International experts on medicine are weighing in on what we should all be aiming for: to treat and prevent osteoporosis. The targets: calcium and vitamin D. With the widespread implications of this bone-weakening disease, we would do well to all know what they are thinking.
In late November, the Institute of Medicine (IOM) of the National Academy of Sciences released new recommendations on dietary reference intakes for vitamin D across all age categories. The report from this U.S. institution is based on all the research they could find, high-quality studies, which supported people using calcium and vitamin D to improve bone health.
The IOM found that all adults should aim for 600 international units (IU) a day, and adults over 70 should aim for 800 IU a day.

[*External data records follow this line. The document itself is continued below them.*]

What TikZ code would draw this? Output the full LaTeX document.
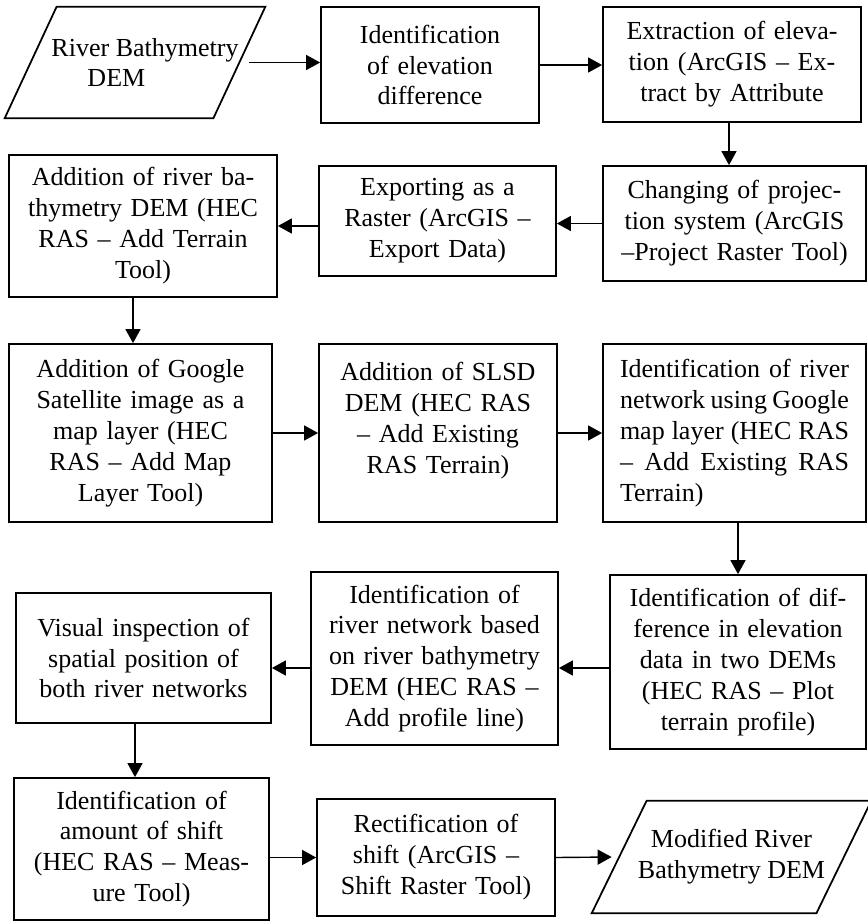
\documentclass[tikz,border=0pt]{standalone}
\usepackage{fontspec}
\setmainfont{Liberation Serif}
\usepackage{tikz}
\usetikzlibrary{arrows.meta}
\usetikzlibrary{positioning}

\tikzset{
	stepbox/.style={draw,line width=1pt,align=center,inner sep=0.1cm,
		font=\fontsize{14.8}{17.6}\selectfont},
	iobox/.style={inner sep=0pt,align=center,
		font=\fontsize{14.8}{17.6}\selectfont},
}

\begin{document}
\begin{tikzpicture}
	\useasboundingbox (0,0) rectangle (17.36,-18.42);

	% input / output data
	\node[iobox,minimum width=4.16cm,minimum height=2.22cm] (src) at (2.90,-1.25) {River Bathymetry\\DEM\hspace*{2.2em}};
	\node[iobox,minimum width=4.48cm,minimum height=2.24cm] (mod) at (14.63,-17.14) {Modified River\\Bathymetry DEM};
	\foreach \n/\a/\b in {src/0.32/0.72,mod/0.55/0.55}
		\draw[line width=1pt] ([xshift=\a cm]\n.north west) -- ([xshift=\a cm]\n.north east)
			-- ([xshift=-\b cm]\n.south east) -- ([xshift=-\b cm]\n.south west) -- cycle;

	% processing steps
	\begin{scope}[every node/.style={stepbox}]
		\node[text width=4.16cm,minimum height=2.32cm] (idf) at (8.60,-1.30) {Identification\\of elevation\\difference};
		\node[text width=4.96cm,minimum height=2.30cm] (extr) at (14.64,-1.29) {Extraction of eleva-\\tion (ArcGIS – Ex-\\tract by Attribute};
		\node[text width=5.06cm,minimum height=2.30cm] (proj) at (14.69,-4.47) {Changing of projec-\\tion system (ArcGIS\\–Project Raster Tool)};
		\node[text width=4.54cm,minimum height=2.20cm] (expo) at (8.75,-4.42) {Exporting as a\\Raster (ArcGIS –\\Export Data)};
		\node[text width=5.16cm,minimum height=2.84cm] (addbath) at (2.86,-4.52) {Addition of river ba-\\thymetry DEM (HEC\\RAS – Add Terrain\\Tool)};

		\node[text width=5.06cm,minimum height=3.56cm] (gsat) at (2.81,-8.66) {Addition of Google\\Satellite image as a\\map layer (HEC\\RAS – Add Map\\Layer Tool)};
		\node[text width=4.56cm,minimum height=3.56cm] (slsd) at (8.76,-8.66) {Addition of SLSD\\DEM (HEC RAS\\– Add Existing\\RAS Terrain)\\\mbox{}};
		\node[align=justify,text width=4.58cm,inner xsep=0.34cm,minimum height=3.56cm] (netg) at (14.69,-8.66) {Identification of river\linebreak network using Google\linebreak map layer (HEC RAS\linebreak – Add Existing RAS\linebreak Terrain)};

		\node[text width=4.92cm,minimum height=3.48cm] (diff) at (14.76,-13.24) {Identification of dif-\\ference in elevation\\data in two DEMs\\(HEC RAS – Plot\\terrain profile)};
		\node[text width=4.74cm,minimum height=3.46cm] (netb) at (8.69,-13.17) {Identification of\\river network based\\on river bathymetry\\DEM (HEC RAS –\\Add profile line)};
		\node[text width=4.90cm,minimum height=2.60cm] (vis) at (2.87,-13.16) {Visual inspection of\\spatial position of\\both river networks};

		\node[text width=4.90cm,minimum height=2.84cm] (shift) at (2.83,-16.98) {Identification of\\amount of shift\\(HEC RAS – Meas-\\ure Tool)};
		\node[text width=4.56cm,minimum height=2.34cm] (rect) at (8.72,-17.15) {Rectification of\\shift (ArcGIS –\\Shift Raster Tool)};
	\end{scope}

	% flow
	\begin{scope}[line width=0.8pt,>={Triangle[length=0.28cm,width=0.3cm]}]
		\draw[->] (src.east) -- (src.east -| idf.west);
		\draw[->] (idf.east) -- (idf.east -| extr.west);
		\draw[->] ([xshift=-0.06cm]extr.south) -- ([xshift=-0.06cm]extr.south |- proj.north);
		\draw[->] (proj.west) -- (proj.west -| expo.east);
		\draw[->] (addbath.east -| expo.west) -- (addbath.east);
		\draw[->] ([xshift=-0.2cm]addbath.south) -- ([xshift=-0.2cm]addbath.south |- gsat.north);
		\draw[->] (gsat.east) -- (gsat.east -| slsd.west);
		\draw[->] (slsd.east) -- (slsd.east -| netg.west);
		\draw[->] (diff.north |- netg.south) -- (diff.north);
		\draw[->] ([yshift=-0.12cm]diff.west) -- ([yshift=-0.12cm]diff.west -| netb.east);
		\draw[->] ([yshift=-0.19cm]netb.west) -- ([yshift=-0.19cm]netb.west -| vis.east);
		\draw[->] ([xshift=-0.17cm]vis.south) -- ([xshift=-0.17cm]vis.south |- shift.north);
		\draw[->] (rect.west -| shift.east) -- (rect.west);
		\draw[->] (rect.east) -- ([xshift=-0.15cm]mod.west);
	\end{scope}
\end{tikzpicture}
\end{document}
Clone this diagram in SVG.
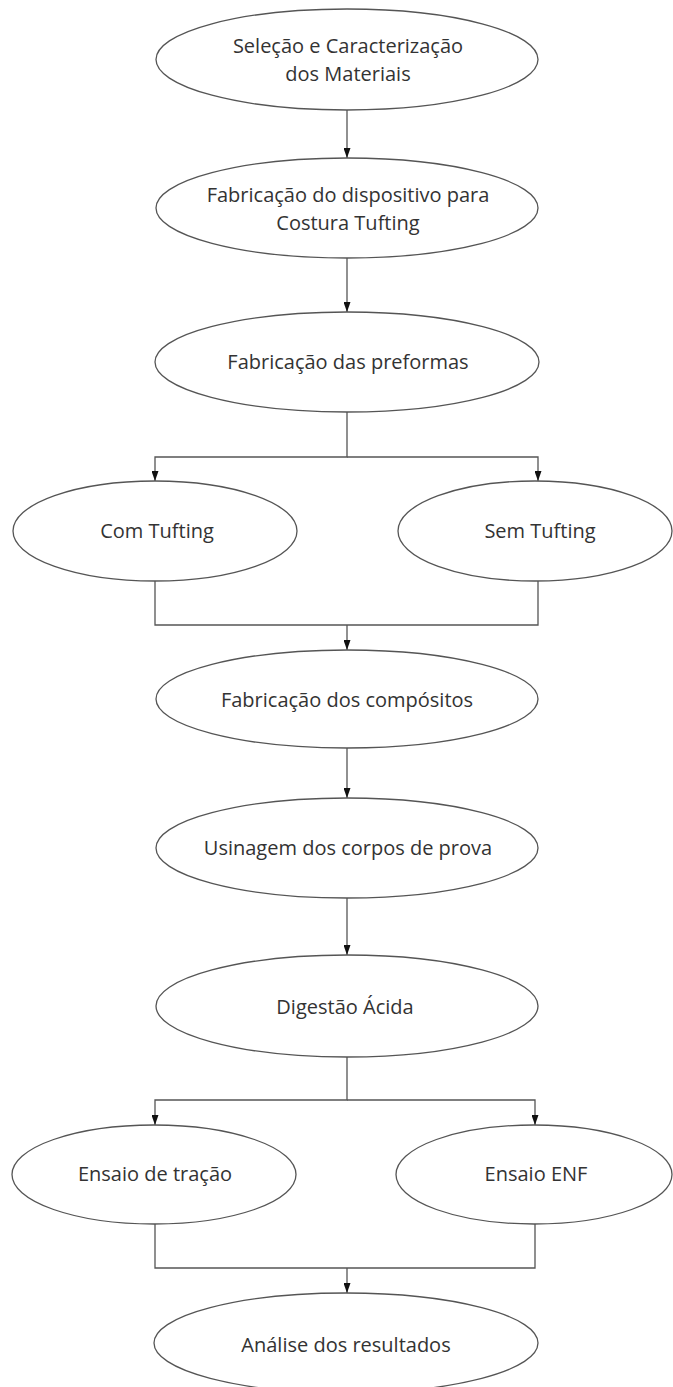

Vitamin D deficiency itself is an important health issue to address, as it has been linked to the development of osteoporosis and hip fractures, as well as other skeletal and non-skeletal disorders. (And, not to mention, a slew of diseases throughout the body. )
The IOM recommendations for your daily intake of vitamin D have increased since 1997, which osteoporosis experts have commended. The International Osteoporosis Foundation (IOF), meanwhile, is busy trying to reduce the burden of vitamin D deficiency worldwide.
This past April, IOF published global recommendations for vitamin D in older adults, the age group most at risk of osteoporosis. The IOF advised higher daily intakes for older adults in the range of 800 to 1,000 IU per day.
It’s important to note that the amount needed per day varies per person. Some who get good exposure to the sun each day will require less vitamin D, for example. On the other hand, those who are overweight or obese would need more vitamin D. There are many other factors, some unidentified, that might play a role as well. This means it’s important to check with your family doctor on what level of vitamin D intake is best for your particular case.
However, in general, the IOM says an older adult can safely take doses of 4,000 IU per day of vitamin D. You should consult your doctor before you take a dose that high, though, as once you start getting over 1,500 IU a day, you would be doing so to directly fight a disease.
The IOF says the IOM vitamin D recommendations won’t cover the needs of high-risk seniors. Obese individuals, those with osteoporosis, those with limited sun exposure, and those who have absorption problems are all likely to need more vitamin D.